The BOK kept its policy rate unchanged at the record low of 1.25 percent last week but one dissenting policymaker called for a hike, prompting some speculation that a tightening could take place at the central bank’s next policy meeting on Nov. 30.

The third quarter numbers are likely to bolster this view with growth now on track to hit the central bank’s official forecast of a 3 percent expansion.

“Even if the economy contracts on-quarter, say by about 0.54 percent in the fourth quarter, we can achieve 3 percent expansion this year,” Chung Kyu-il, director general for the Economics Statistics Department at the BOK said on the sidelines of a briefing in Seoul.

The central bank said last week that a row with China over Seoul’s deployment of a U.S. anti-missile system could knock off 0.4 percentage points off the nation’s economic growth this year.

China believes the missile defense system can be used to look inside its territory. An unofficial Chinese boycott against South Korean consumer products and tourism has hurt some segments of Korea’s economy though shipments of other products such as memory chips remain very strong.

Exports grew 6.1 percent in the third quarter after declining 2.9 percent a quarter earlier, while private consumption growth slowed to 0.7 percent in the July-September period from 1.0 percent.

Exports, which account for about 40 percent of GDP, notched a ninth consecutive month of double-digit growth in September in value terms, the longest stretch of such expansion since 2001.
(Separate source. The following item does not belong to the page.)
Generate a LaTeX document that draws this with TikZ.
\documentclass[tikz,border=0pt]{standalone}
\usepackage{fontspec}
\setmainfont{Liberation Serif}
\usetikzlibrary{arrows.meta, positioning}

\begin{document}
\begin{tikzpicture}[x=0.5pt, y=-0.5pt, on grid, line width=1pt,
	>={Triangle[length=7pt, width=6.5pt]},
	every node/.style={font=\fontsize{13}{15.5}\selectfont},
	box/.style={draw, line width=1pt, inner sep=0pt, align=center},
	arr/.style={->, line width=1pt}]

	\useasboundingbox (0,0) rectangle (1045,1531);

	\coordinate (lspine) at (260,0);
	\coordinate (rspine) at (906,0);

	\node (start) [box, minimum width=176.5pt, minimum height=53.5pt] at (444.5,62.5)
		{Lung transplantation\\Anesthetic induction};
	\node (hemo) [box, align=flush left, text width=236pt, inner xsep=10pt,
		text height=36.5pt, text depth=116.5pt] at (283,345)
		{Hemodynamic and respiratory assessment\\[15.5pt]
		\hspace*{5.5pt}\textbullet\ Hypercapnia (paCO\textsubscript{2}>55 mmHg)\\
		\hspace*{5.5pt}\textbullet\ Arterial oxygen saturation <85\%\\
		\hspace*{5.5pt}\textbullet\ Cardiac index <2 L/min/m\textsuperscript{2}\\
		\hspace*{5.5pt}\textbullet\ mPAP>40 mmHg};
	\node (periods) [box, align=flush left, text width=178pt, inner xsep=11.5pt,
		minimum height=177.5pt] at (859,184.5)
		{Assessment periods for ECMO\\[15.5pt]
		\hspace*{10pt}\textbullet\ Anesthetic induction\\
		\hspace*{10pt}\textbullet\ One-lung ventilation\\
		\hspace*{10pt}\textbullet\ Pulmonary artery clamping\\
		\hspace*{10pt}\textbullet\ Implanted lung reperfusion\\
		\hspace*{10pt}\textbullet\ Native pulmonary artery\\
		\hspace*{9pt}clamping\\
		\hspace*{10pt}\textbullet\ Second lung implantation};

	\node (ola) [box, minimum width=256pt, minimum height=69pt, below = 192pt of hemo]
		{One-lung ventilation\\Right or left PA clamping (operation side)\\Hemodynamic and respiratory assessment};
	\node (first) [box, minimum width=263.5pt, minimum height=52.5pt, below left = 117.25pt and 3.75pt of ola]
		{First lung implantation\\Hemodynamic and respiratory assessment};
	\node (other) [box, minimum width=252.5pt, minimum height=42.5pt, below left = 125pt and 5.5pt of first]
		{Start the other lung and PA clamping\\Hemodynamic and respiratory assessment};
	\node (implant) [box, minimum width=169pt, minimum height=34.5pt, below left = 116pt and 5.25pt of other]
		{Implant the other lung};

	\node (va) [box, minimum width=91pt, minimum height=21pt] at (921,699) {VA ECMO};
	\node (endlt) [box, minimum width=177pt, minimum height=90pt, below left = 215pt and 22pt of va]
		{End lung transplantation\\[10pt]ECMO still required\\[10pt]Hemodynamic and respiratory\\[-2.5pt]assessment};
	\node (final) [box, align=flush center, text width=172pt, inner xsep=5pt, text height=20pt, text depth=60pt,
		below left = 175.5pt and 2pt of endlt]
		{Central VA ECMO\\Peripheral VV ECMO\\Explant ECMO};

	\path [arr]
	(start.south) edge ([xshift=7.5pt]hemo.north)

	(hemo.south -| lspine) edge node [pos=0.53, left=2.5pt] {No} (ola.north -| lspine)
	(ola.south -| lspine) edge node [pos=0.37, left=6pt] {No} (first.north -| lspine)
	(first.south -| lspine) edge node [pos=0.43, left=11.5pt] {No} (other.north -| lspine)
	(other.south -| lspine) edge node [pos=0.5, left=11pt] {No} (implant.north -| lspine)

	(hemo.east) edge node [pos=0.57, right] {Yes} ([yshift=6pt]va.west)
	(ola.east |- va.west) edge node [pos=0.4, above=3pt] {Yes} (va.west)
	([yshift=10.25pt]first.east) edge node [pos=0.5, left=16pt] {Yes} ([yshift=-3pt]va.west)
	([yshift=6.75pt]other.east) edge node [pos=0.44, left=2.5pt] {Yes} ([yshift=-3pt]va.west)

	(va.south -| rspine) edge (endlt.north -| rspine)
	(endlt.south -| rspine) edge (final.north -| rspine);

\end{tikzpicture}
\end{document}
“It has been the semiconductors that mainly boosted production from manufacturing sector, but the third quarter also saw some extra boost from overseas sales of cars and petrochemical products,” Chung said in a briefing.

South Korean chipmakers are enjoying a boom with overseas sales of memory chips posting record monthly sales of $9.69 billion in September.

While soaring global demand for Korean memory chips is boosting growth, exports of services, which include tourism, contracted 7.4 percent on-year, after shrinking 13.6 percent three months earlier.

The drop reflects a halving in the number of Chinese tourists in the year to September, which has hurt retailers and hotels in South Korea.